Directive: Return every line below as is, leaving out the pictures.

Data block:
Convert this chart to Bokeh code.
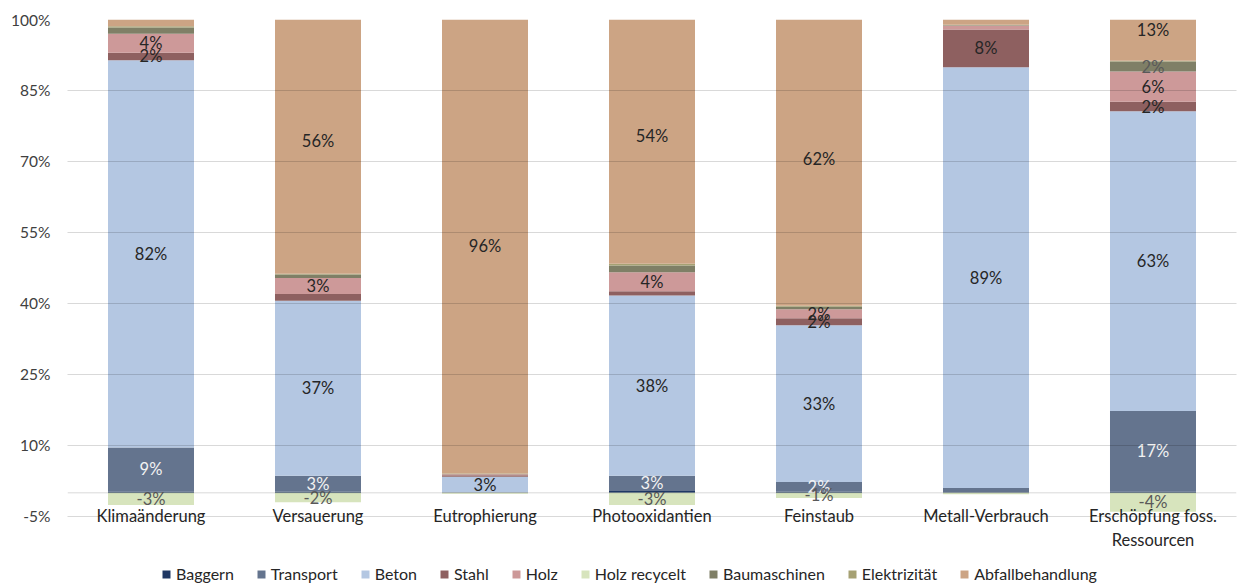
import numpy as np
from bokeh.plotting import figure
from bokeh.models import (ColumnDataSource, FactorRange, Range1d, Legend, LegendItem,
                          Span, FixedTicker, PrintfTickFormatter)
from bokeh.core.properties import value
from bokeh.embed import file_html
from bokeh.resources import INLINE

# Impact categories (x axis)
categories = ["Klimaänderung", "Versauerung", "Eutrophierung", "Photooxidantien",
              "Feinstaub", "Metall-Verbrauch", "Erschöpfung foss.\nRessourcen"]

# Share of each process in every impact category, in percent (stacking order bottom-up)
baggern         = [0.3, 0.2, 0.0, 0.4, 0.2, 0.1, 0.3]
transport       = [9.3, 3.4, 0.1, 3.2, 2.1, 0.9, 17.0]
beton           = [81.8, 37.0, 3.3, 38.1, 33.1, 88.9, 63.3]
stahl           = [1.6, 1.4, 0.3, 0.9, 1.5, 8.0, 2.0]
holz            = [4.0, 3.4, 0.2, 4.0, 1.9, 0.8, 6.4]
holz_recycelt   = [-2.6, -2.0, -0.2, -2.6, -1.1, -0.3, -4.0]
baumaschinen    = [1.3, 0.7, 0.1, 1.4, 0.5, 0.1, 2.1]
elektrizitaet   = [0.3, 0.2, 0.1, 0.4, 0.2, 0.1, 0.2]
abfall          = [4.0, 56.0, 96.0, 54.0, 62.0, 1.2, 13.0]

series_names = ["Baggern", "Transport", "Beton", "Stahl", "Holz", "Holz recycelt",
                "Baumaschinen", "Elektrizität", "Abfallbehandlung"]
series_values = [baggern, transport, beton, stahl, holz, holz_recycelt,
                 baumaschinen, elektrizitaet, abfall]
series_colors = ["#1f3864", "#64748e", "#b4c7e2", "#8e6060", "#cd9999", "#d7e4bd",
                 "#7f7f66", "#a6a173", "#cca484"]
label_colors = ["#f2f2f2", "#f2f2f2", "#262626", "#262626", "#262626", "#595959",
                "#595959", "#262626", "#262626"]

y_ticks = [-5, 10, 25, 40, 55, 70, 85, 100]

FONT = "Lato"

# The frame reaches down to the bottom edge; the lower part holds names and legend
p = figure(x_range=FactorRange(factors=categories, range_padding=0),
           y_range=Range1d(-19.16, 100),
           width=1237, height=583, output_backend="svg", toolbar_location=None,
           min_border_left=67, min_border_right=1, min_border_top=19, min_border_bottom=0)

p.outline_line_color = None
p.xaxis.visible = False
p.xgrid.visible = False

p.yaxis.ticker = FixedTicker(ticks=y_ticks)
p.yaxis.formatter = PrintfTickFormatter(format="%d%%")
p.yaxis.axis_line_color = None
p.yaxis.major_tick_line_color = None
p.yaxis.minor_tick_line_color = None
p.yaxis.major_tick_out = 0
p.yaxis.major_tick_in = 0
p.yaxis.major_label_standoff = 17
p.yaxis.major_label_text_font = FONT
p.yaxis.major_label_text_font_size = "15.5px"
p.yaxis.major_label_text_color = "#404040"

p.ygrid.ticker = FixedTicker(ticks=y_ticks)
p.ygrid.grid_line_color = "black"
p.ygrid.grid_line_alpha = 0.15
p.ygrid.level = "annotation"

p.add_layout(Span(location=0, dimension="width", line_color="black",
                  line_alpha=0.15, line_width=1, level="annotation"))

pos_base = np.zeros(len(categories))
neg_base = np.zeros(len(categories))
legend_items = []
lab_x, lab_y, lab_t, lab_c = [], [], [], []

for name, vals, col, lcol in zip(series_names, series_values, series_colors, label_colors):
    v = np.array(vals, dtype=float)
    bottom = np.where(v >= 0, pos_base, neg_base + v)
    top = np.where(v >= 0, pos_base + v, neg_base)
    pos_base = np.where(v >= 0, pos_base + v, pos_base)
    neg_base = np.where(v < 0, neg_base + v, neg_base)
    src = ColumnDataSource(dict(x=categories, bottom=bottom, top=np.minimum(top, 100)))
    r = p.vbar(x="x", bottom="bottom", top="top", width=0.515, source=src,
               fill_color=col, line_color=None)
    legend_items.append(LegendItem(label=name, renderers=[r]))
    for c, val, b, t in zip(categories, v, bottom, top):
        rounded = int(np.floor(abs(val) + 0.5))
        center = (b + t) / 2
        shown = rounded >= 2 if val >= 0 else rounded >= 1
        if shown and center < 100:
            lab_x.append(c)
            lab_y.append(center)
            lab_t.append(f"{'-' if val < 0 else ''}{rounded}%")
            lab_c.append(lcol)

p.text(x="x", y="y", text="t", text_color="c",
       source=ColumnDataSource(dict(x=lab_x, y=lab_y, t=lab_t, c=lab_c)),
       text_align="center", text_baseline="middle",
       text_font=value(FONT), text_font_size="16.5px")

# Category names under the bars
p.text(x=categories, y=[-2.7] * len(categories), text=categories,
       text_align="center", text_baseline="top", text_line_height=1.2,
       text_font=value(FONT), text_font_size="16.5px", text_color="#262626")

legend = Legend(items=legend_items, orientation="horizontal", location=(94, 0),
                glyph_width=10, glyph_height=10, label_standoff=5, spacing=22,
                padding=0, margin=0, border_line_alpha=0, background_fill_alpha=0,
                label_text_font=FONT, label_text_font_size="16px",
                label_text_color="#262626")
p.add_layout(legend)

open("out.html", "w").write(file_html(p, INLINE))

Response to the exercise:
Convert this chart to Bokeh code.
import numpy as np
from bokeh.plotting import figure
from bokeh.models import (ColumnDataSource, FactorRange, Range1d, Legend, LegendItem,
                          Span, FixedTicker, PrintfTickFormatter)
from bokeh.core.properties import value
from bokeh.embed import file_html
from bokeh.resources import INLINE

# Impact categories (x axis)
categories = ["Klimaänderung", "Versauerung", "Eutrophierung", "Photooxidantien",
              "Feinstaub", "Metall-Verbrauch", "Erschöpfung foss.\nRessourcen"]

# Share of each process in every impact category, in percent (stacking order bottom-up)
baggern         = [0.3, 0.2, 0.0, 0.4, 0.2, 0.1, 0.3]
transport       = [9.3, 3.4, 0.1, 3.2, 2.1, 0.9, 17.0]
beton           = [81.8, 37.0, 3.3, 38.1, 33.1, 88.9, 63.3]
stahl           = [1.6, 1.4, 0.3, 0.9, 1.5, 8.0, 2.0]
holz            = [4.0, 3.4, 0.2, 4.0, 1.9, 0.8, 6.4]
holz_recycelt   = [-2.6, -2.0, -0.2, -2.6, -1.1, -0.3, -4.0]
baumaschinen    = [1.3, 0.7, 0.1, 1.4, 0.5, 0.1, 2.1]
elektrizitaet   = [0.3, 0.2, 0.1, 0.4, 0.2, 0.1, 0.2]
abfall          = [4.0, 56.0, 96.0, 54.0, 62.0, 1.2, 13.0]

series_names = ["Baggern", "Transport", "Beton", "Stahl", "Holz", "Holz recycelt",
                "Baumaschinen", "Elektrizität", "Abfallbehandlung"]
series_values = [baggern, transport, beton, stahl, holz, holz_recycelt,
                 baumaschinen, elektrizitaet, abfall]
series_colors = ["#1f3864", "#64748e", "#b4c7e2", "#8e6060", "#cd9999", "#d7e4bd",
                 "#7f7f66", "#a6a173", "#cca484"]
label_colors = ["#f2f2f2", "#f2f2f2", "#262626", "#262626", "#262626", "#595959",
                "#595959", "#262626", "#262626"]

y_ticks = [-5, 10, 25, 40, 55, 70, 85, 100]

FONT = "Lato"

# The frame reaches down to the bottom edge; the lower part holds names and legend
p = figure(x_range=FactorRange(factors=categories, range_padding=0),
           y_range=Range1d(-19.16, 100),
           width=1237, height=583, output_backend="svg", toolbar_location=None,
           min_border_left=67, min_border_right=1, min_border_top=19, min_border_bottom=0)

p.outline_line_color = None
p.xaxis.visible = False
p.xgrid.visible = False

p.yaxis.ticker = FixedTicker(ticks=y_ticks)
p.yaxis.formatter = PrintfTickFormatter(format="%d%%")
p.yaxis.axis_line_color = None
p.yaxis.major_tick_line_color = None
p.yaxis.minor_tick_line_color = None
p.yaxis.major_tick_out = 0
p.yaxis.major_tick_in = 0
p.yaxis.major_label_standoff = 17
p.yaxis.major_label_text_font = FONT
p.yaxis.major_label_text_font_size = "15.5px"
p.yaxis.major_label_text_color = "#404040"

p.ygrid.ticker = FixedTicker(ticks=y_ticks)
p.ygrid.grid_line_color = "black"
p.ygrid.grid_line_alpha = 0.15
p.ygrid.level = "annotation"

p.add_layout(Span(location=0, dimension="width", line_color="black",
                  line_alpha=0.15, line_width=1, level="annotation"))

pos_base = np.zeros(len(categories))
neg_base = np.zeros(len(categories))
legend_items = []
lab_x, lab_y, lab_t, lab_c = [], [], [], []

for name, vals, col, lcol in zip(series_names, series_values, series_colors, label_colors):
    v = np.array(vals, dtype=float)
    bottom = np.where(v >= 0, pos_base, neg_base + v)
    top = np.where(v >= 0, pos_base + v, neg_base)
    pos_base = np.where(v >= 0, pos_base + v, pos_base)
    neg_base = np.where(v < 0, neg_base + v, neg_base)
    src = ColumnDataSource(dict(x=categories, bottom=bottom, top=np.minimum(top, 100)))
    r = p.vbar(x="x", bottom="bottom", top="top", width=0.515, source=src,
               fill_color=col, line_color=None)
    legend_items.append(LegendItem(label=name, renderers=[r]))
    for c, val, b, t in zip(categories, v, bottom, top):
        rounded = int(np.floor(abs(val) + 0.5))
        center = (b + t) / 2
        shown = rounded >= 2 if val >= 0 else rounded >= 1
        if shown and center < 100:
            lab_x.append(c)
            lab_y.append(center)
            lab_t.append(f"{'-' if val < 0 else ''}{rounded}%")
            lab_c.append(lcol)

p.text(x="x", y="y", text="t", text_color="c",
       source=ColumnDataSource(dict(x=lab_x, y=lab_y, t=lab_t, c=lab_c)),
       text_align="center", text_baseline="middle",
       text_font=value(FONT), text_font_size="16.5px")

# Category names under the bars
p.text(x=categories, y=[-2.7] * len(categories), text=categories,
       text_align="center", text_baseline="top", text_line_height=1.2,
       text_font=value(FONT), text_font_size="16.5px", text_color="#262626")

legend = Legend(items=legend_items, orientation="horizontal", location=(94, 0),
                glyph_width=10, glyph_height=10, label_standoff=5, spacing=22,
                padding=0, margin=0, border_line_alpha=0, background_fill_alpha=0,
                label_text_font=FONT, label_text_font_size="16px",
                label_text_color="#262626")
p.add_layout(legend)

open("out.html", "w").write(file_html(p, INLINE))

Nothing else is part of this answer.